> **Aim of the exercise**
Pick every line from the data that holds the word "code".

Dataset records

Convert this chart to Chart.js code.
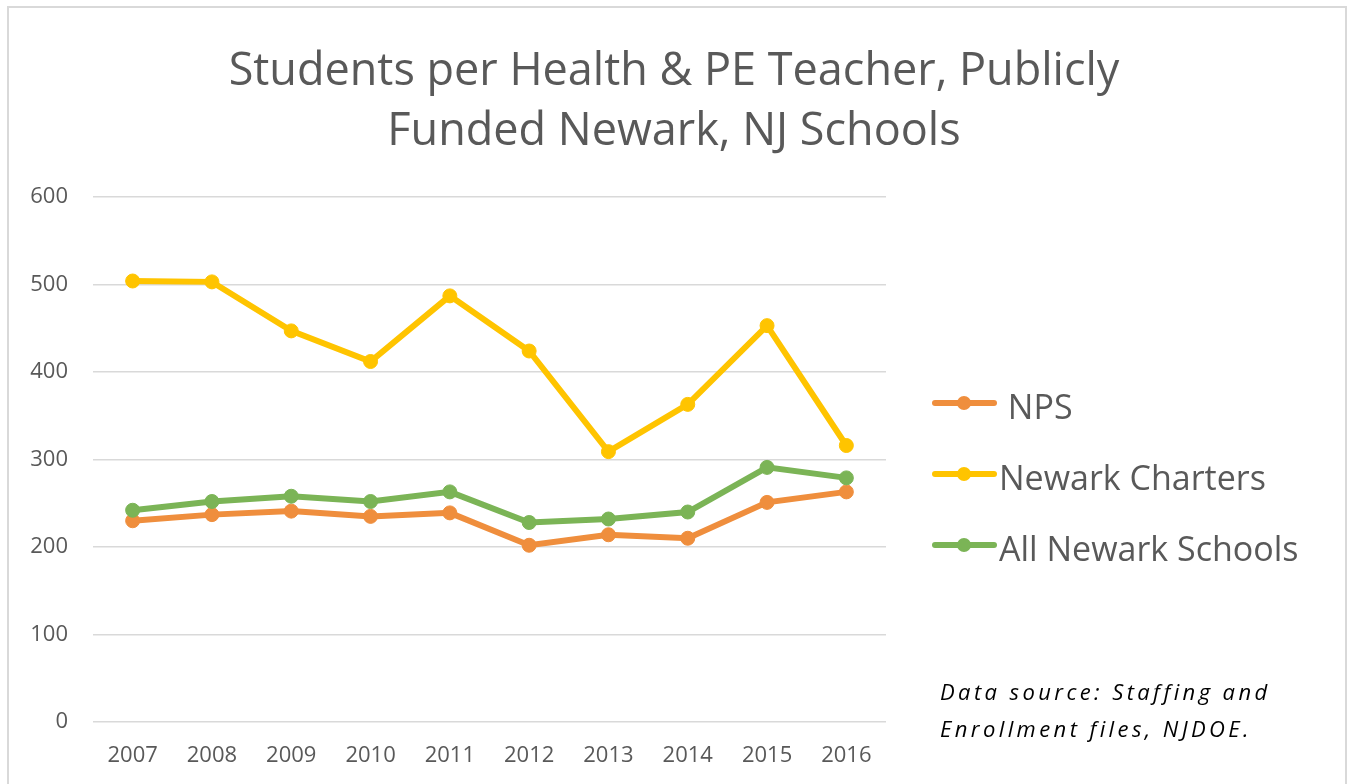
<!DOCTYPE html>
<html>
<head>
<meta charset="utf-8">
<title>Students per Health & PE Teacher</title>
<script src="https://cdn.jsdelivr.net/npm/chart.js@4"></script>
<style>
    body { margin: 0; background: #fff; overflow: hidden; }
    #wrap { position: relative; width: 1348px; height: 784px; overflow: hidden; }
    #frame { position: absolute; left: 7px; top: 6px; width: 1336px; height: 800px; border: 2px solid #d9d9d9; border-bottom: none; pointer-events: none; }
</style>
</head>
<body>
<div id="wrap">
    <canvas id="line-chart" width="1348" height="784"></canvas>
    <div id="frame"></div>
</div>
<script>
// values
var years = ['2007', '2008', '2009', '2010', '2011', '2012', '2013', '2014', '2015', '2016'];
var seriesNames = [' NPS', 'Newark Charters', 'All Newark Schools'];
var npsValues = [230, 237, 241, 235, 239, 202, 214, 210, 251, 263];
var charterValues = [504, 503, 447, 412, 487, 424, 309, 363, 453, 316];
var allSchoolsValues = [242, 252, 258, 252, 263, 228, 232, 240, 291, 279];
var yTicks = [0, 100, 200, 300, 400, 500, 600];
var titleLines = ['Students per Health & PE Teacher, Publicly', 'Funded Newark, NJ Schools'];
var sourceLines = ['Data source: Staffing and', 'Enrollment files, NJDOE.'];

var textColor = '#595959';
Chart.defaults.font.family = "'Open Sans', sans-serif";
Chart.defaults.color = textColor;

function makeDataset(label, values, color, order) {
    return {
        label: label,
        data: values,
        borderColor: color,
        backgroundColor: color,
        borderWidth: 6,
        pointRadius: 7,
        pointBorderWidth: 1,
        pointBorderColor: color,
        pointBackgroundColor: color,
        tension: 0,
        fill: false,
        order: order
    };
}

// legend + source note drawn in the space on the right
var sideNotes = {
    id: 'sideNotes',
    afterDraw: function (chart) {
        var ctx = chart.ctx;
        var rows = [403, 474, 545];
        ctx.save();
        chart.data.datasets.forEach(function (ds, i) {
            var y = rows[i];
            ctx.strokeStyle = ds.borderColor;
            ctx.lineWidth = 6;
            ctx.lineCap = 'round';
            ctx.beginPath();
            ctx.moveTo(935, y);
            ctx.lineTo(994, y);
            ctx.stroke();
            ctx.fillStyle = ds.borderColor;
            ctx.beginPath();
            ctx.arc(964, y, 7, 0, Math.PI * 2);
            ctx.fill();
            ctx.fillStyle = textColor;
            ctx.font = "34px 'Open Sans', sans-serif";
            ctx.textBaseline = 'alphabetic';
            ctx.textAlign = 'left';
            ctx.fillText(ds.label, 999, y + 16);
        });

        ctx.fillStyle = '#000';
        ctx.font = "italic 22px 'Open Sans', sans-serif";
        ctx.letterSpacing = '3.4px';
        ctx.fillText(sourceLines[0], 940, 700);
        ctx.fillText(sourceLines[1], 940, 737);
        ctx.restore();
    }
};

var ctx = document.getElementById('line-chart').getContext('2d');
var myChart = new Chart(ctx, {
    type: 'line',
    data: {
        labels: years,
        datasets: [
            makeDataset(seriesNames[0], npsValues, '#EF8E3D', 3),
            makeDataset(seriesNames[1], charterValues, '#FFC400', 2),
            makeDataset(seriesNames[2], allSchoolsValues, '#7BB456', 1)
        ]
    },
    options: {
        responsive: false,
        animation: false,
        devicePixelRatio: 1,
        layout: { padding: 0 },
        plugins: {
            legend: { display: false },
            tooltip: { enabled: false },
            title: {
                display: true,
                text: titleLines,
                color: textColor,
                font: { size: 45, weight: 'normal', lineHeight: 60 / 45 },
                padding: { top: 42, bottom: 35 }
            }
        },
        scales: {
            x: {
                offset: true,
                grid: { display: false },
                border: { display: false },
                ticks: { color: textColor, font: { size: 22 }, padding: 13, maxRotation: 0 },
                afterFit: function (scale) { scale.height = 62; }
            },
            y: {
                min: yTicks[0],
                max: yTicks[yTicks.length - 1],
                afterBuildTicks: function (scale) {
                    scale.ticks = yTicks.map(function (v) { return { value: v }; });
                },
                grid: { color: '#d9d9d9', lineWidth: 1.5, drawTicks: false },
                border: { display: false },
                ticks: { color: textColor, font: { size: 22 }, padding: 25 },
                afterFit: function (scale) { scale.width = 93; }
            },
            // empty axis that only keeps room for the legend and note
            side: {
                position: 'right',
                display: true,
                grid: { display: false },
                border: { display: false },
                ticks: { display: false },
                afterFit: function (scale) { scale.width = 462; }
            }
        }
    },
    plugins: [sideNotes]
});
</script>
</body>
</html>
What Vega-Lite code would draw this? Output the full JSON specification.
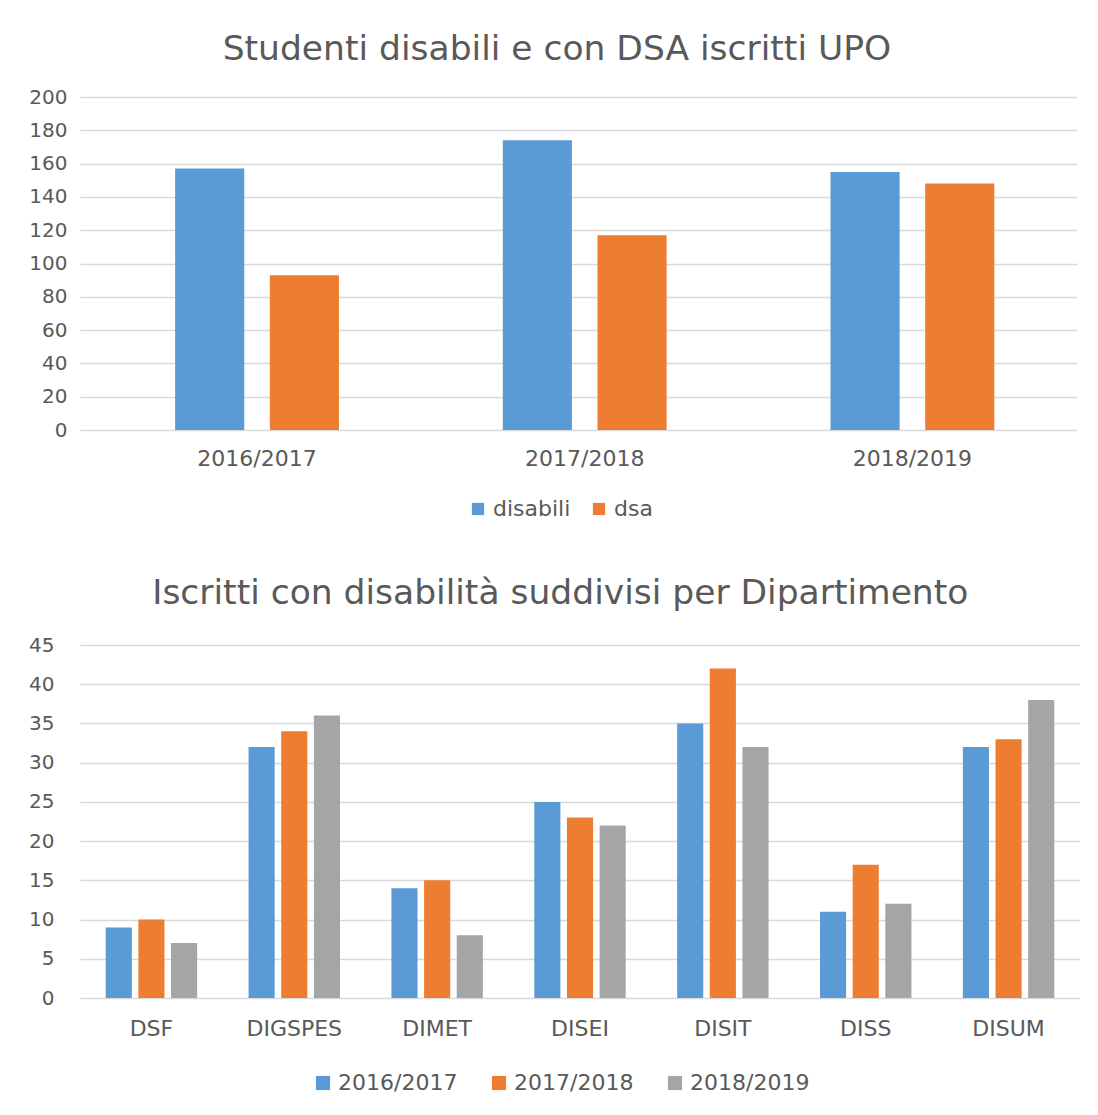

> **Result below**
Convert this chart to Chart.js code.
What Vega-Lite code would draw this? Output the full JSON specification.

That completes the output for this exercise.